GIVEN REQUEST: Report every line in the listing below where the string "chart" shows up.

◆ ◆ ◆ ◆

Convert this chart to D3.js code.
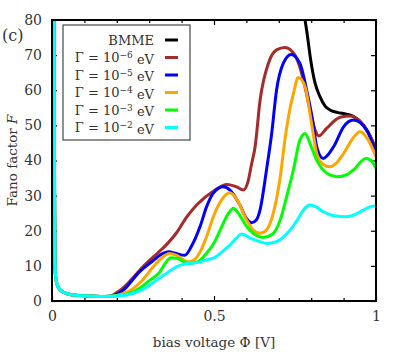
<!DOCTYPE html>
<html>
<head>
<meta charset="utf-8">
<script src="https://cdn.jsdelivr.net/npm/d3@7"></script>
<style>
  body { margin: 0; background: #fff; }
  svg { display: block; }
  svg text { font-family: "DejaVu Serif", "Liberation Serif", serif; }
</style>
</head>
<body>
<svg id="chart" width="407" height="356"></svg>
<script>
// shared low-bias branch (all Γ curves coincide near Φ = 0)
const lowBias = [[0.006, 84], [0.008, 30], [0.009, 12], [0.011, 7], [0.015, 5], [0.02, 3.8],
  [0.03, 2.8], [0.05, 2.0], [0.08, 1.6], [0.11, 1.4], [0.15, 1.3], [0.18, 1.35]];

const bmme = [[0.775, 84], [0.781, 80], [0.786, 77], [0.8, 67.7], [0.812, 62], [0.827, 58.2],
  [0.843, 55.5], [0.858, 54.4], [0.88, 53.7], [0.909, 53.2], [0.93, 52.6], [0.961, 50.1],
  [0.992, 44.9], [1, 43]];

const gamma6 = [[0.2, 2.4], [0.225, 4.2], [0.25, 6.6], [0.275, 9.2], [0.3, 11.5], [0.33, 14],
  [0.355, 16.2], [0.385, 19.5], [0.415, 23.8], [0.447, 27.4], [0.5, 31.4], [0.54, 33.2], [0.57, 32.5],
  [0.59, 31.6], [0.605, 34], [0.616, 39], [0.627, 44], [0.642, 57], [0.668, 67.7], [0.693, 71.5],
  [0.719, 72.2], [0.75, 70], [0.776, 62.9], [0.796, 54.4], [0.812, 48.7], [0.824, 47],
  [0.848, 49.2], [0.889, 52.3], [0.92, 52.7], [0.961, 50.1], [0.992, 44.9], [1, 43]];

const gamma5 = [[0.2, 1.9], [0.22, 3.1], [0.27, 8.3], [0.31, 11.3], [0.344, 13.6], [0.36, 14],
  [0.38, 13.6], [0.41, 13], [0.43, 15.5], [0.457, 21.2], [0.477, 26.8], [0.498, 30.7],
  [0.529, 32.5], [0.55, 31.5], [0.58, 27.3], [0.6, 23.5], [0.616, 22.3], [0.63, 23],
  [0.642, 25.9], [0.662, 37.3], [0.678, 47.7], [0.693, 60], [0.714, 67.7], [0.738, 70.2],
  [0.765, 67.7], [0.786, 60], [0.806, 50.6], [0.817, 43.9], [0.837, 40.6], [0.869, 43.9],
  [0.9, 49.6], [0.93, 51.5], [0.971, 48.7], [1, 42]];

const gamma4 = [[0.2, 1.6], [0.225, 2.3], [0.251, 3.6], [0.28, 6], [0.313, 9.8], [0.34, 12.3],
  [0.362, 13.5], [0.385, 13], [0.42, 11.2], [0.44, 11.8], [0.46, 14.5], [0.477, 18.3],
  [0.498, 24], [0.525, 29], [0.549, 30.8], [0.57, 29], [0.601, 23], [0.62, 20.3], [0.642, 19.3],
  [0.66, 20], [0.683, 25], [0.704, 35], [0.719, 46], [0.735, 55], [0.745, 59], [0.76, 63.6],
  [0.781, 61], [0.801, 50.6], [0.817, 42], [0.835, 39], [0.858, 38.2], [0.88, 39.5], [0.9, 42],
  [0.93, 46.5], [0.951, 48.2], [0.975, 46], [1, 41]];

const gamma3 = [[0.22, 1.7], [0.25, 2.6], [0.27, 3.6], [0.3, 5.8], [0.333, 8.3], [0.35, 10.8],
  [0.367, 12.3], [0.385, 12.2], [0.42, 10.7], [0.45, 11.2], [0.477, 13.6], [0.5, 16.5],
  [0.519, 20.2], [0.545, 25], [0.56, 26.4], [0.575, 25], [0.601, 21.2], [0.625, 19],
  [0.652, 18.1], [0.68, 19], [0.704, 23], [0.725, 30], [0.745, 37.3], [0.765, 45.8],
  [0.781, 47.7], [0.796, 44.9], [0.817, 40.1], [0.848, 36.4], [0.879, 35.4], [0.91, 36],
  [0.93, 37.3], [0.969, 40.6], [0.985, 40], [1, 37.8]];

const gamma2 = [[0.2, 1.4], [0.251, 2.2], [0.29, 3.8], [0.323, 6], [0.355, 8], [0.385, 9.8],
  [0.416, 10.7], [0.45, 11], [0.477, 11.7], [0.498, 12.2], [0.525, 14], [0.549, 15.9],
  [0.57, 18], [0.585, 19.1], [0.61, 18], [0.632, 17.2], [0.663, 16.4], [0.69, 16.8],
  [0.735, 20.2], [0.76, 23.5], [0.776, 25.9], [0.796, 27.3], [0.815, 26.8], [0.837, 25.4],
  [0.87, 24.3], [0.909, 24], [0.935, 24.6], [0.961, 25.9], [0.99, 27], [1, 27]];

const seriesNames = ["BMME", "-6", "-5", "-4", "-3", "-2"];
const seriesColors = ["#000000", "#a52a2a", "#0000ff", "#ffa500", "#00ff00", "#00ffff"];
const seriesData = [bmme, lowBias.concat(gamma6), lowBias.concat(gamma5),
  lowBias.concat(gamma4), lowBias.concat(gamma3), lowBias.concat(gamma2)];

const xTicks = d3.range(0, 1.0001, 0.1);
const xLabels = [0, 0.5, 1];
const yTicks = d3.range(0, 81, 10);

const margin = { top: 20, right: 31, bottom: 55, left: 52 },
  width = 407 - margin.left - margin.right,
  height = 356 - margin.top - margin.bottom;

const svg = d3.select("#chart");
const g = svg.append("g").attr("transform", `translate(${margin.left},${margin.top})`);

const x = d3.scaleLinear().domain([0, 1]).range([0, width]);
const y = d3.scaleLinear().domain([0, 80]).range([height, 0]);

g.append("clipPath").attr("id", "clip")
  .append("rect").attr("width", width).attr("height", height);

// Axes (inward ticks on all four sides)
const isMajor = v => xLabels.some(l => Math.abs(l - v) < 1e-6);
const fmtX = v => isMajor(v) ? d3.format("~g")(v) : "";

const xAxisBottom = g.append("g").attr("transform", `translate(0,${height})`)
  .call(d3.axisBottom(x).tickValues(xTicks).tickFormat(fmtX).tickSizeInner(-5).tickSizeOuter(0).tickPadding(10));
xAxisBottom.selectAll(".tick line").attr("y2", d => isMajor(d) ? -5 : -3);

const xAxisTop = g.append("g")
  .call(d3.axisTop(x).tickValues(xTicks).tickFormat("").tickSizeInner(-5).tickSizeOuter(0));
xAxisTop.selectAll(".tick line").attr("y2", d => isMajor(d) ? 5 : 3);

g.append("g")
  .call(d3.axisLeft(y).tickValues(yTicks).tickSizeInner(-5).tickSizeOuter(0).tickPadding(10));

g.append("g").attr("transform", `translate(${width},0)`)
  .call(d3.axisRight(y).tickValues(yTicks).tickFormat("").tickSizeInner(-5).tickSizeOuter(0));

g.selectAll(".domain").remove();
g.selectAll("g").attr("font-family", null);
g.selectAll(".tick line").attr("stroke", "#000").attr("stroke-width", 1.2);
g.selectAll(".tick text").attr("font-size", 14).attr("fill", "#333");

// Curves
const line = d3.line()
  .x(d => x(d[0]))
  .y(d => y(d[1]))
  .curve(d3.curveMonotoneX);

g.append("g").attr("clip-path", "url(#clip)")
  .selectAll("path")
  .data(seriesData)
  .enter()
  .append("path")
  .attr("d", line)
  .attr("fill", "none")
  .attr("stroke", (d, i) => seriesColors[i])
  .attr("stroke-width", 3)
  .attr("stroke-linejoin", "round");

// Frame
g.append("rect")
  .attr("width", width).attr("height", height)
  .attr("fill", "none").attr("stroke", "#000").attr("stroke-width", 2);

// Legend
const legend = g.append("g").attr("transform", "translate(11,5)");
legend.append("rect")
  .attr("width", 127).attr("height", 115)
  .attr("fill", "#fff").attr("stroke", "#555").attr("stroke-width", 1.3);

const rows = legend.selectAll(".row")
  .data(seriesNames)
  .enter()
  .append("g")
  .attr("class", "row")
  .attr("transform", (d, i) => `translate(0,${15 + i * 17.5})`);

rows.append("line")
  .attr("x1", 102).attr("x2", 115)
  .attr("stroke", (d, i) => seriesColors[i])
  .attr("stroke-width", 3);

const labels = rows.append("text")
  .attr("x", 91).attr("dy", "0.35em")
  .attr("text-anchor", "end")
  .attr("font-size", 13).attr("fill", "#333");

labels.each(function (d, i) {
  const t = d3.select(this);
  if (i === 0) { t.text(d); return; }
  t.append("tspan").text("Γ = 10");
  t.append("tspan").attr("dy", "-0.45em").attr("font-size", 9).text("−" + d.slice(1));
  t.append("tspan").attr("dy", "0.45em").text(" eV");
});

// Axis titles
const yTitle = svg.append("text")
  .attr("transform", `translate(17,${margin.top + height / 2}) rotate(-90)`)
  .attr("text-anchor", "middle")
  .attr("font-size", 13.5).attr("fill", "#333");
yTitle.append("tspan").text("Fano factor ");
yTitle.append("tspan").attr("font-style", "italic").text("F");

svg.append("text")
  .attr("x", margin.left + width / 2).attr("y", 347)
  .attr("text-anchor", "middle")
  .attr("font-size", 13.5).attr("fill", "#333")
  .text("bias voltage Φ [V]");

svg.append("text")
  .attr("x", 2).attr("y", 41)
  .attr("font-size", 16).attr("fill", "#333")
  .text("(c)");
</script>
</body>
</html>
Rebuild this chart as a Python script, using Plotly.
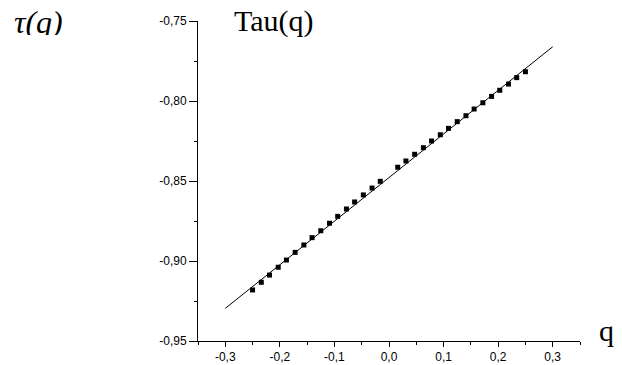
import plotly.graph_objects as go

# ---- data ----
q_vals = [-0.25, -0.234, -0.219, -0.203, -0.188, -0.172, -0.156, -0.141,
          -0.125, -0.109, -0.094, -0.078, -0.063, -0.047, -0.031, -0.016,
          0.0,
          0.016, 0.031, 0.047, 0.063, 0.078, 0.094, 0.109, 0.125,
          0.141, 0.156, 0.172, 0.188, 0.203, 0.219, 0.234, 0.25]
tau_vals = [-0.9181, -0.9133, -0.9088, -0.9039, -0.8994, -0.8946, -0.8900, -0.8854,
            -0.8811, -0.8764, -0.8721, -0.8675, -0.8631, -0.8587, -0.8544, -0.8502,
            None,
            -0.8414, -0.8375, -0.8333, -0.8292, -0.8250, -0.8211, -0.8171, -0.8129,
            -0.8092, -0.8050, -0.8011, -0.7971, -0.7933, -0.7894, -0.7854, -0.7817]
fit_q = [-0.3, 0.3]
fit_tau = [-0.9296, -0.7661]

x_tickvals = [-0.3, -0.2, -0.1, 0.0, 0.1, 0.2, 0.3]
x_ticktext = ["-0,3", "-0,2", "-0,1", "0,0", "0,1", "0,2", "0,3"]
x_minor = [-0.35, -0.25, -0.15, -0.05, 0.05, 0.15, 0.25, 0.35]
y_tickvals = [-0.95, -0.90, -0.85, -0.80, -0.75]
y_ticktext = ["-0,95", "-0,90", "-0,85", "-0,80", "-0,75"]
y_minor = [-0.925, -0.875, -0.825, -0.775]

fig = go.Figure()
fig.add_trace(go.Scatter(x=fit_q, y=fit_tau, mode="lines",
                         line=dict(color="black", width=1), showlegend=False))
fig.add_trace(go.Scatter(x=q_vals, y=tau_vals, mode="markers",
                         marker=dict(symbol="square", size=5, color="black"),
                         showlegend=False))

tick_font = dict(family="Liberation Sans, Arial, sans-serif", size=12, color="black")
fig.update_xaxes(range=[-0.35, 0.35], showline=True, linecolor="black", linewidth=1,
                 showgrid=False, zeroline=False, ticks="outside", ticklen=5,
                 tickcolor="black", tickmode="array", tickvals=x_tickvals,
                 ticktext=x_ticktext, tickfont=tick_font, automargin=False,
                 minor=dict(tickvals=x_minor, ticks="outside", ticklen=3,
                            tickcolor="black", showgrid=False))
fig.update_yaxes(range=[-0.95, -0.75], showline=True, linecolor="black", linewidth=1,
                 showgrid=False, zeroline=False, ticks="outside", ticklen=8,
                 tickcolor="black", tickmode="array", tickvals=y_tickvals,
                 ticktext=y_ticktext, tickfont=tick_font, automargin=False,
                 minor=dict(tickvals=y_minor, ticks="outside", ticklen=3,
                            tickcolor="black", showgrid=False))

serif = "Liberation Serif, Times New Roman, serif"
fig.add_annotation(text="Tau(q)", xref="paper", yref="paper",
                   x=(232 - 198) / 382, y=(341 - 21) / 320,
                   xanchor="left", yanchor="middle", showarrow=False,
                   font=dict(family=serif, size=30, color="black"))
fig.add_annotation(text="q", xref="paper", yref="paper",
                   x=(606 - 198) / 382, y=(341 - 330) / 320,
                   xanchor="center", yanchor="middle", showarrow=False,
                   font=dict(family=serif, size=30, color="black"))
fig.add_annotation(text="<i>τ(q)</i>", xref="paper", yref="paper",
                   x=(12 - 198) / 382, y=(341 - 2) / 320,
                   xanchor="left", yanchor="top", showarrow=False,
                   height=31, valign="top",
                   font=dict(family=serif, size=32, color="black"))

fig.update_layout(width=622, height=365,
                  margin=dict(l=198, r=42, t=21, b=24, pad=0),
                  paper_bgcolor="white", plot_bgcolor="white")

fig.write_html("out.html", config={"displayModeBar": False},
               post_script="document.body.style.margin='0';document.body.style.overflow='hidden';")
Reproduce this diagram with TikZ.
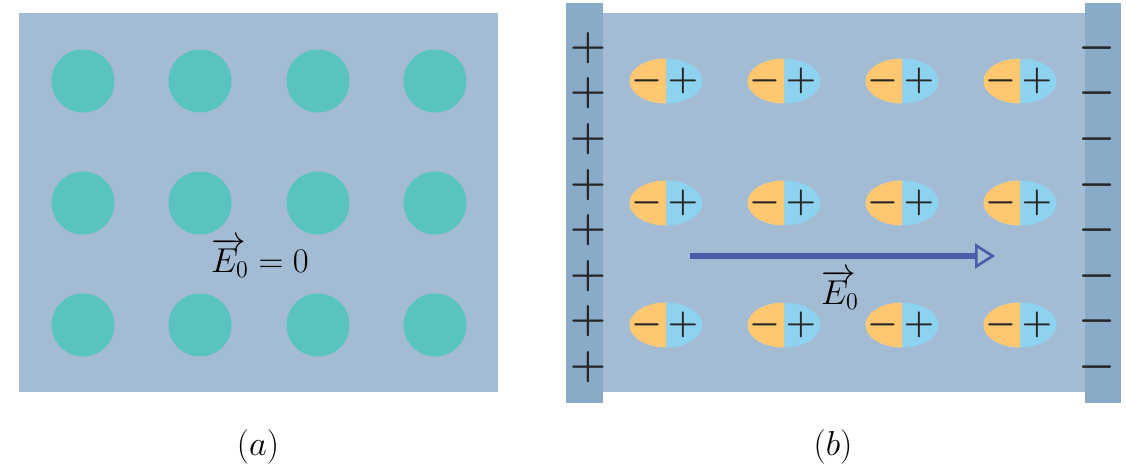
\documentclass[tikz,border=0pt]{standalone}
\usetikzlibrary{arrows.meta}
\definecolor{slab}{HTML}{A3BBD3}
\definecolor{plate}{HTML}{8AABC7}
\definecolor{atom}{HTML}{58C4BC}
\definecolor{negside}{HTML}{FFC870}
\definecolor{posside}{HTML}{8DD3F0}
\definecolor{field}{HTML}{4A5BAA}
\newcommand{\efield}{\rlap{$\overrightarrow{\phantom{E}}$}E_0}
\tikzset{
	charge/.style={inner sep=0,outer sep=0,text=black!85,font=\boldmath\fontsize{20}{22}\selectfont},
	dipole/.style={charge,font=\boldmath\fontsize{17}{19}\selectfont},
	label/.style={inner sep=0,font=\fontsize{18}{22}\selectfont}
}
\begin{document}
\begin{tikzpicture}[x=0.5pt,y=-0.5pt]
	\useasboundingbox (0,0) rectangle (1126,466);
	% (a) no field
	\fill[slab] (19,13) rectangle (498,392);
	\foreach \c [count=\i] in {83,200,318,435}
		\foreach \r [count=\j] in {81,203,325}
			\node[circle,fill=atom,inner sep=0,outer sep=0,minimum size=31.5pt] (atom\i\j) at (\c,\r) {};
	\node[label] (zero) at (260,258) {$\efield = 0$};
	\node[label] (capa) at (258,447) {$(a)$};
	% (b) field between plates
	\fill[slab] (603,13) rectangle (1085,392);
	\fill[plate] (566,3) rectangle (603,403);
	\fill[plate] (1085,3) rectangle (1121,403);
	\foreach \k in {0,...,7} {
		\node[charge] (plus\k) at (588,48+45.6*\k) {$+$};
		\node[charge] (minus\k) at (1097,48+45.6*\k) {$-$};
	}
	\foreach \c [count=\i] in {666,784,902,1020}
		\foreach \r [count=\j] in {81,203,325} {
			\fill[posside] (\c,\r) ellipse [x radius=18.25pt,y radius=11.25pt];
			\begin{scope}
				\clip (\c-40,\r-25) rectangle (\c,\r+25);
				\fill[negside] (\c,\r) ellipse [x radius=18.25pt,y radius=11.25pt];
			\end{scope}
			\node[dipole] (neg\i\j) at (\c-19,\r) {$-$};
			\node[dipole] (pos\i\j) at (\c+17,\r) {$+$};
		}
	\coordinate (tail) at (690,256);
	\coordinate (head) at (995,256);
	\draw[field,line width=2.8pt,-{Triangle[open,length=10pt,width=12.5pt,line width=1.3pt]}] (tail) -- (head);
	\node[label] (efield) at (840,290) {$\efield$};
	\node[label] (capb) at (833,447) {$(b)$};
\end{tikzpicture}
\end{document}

◆ ◆ ◆ ◆

OUTPUT OF THE EXERCISE:
Convert this chart to D3.js code.
<svg id="chart" width="407" height="356"></svg>
const svg = d3.select("#chart");
Rebuild this chart as a Python script, using Plotly.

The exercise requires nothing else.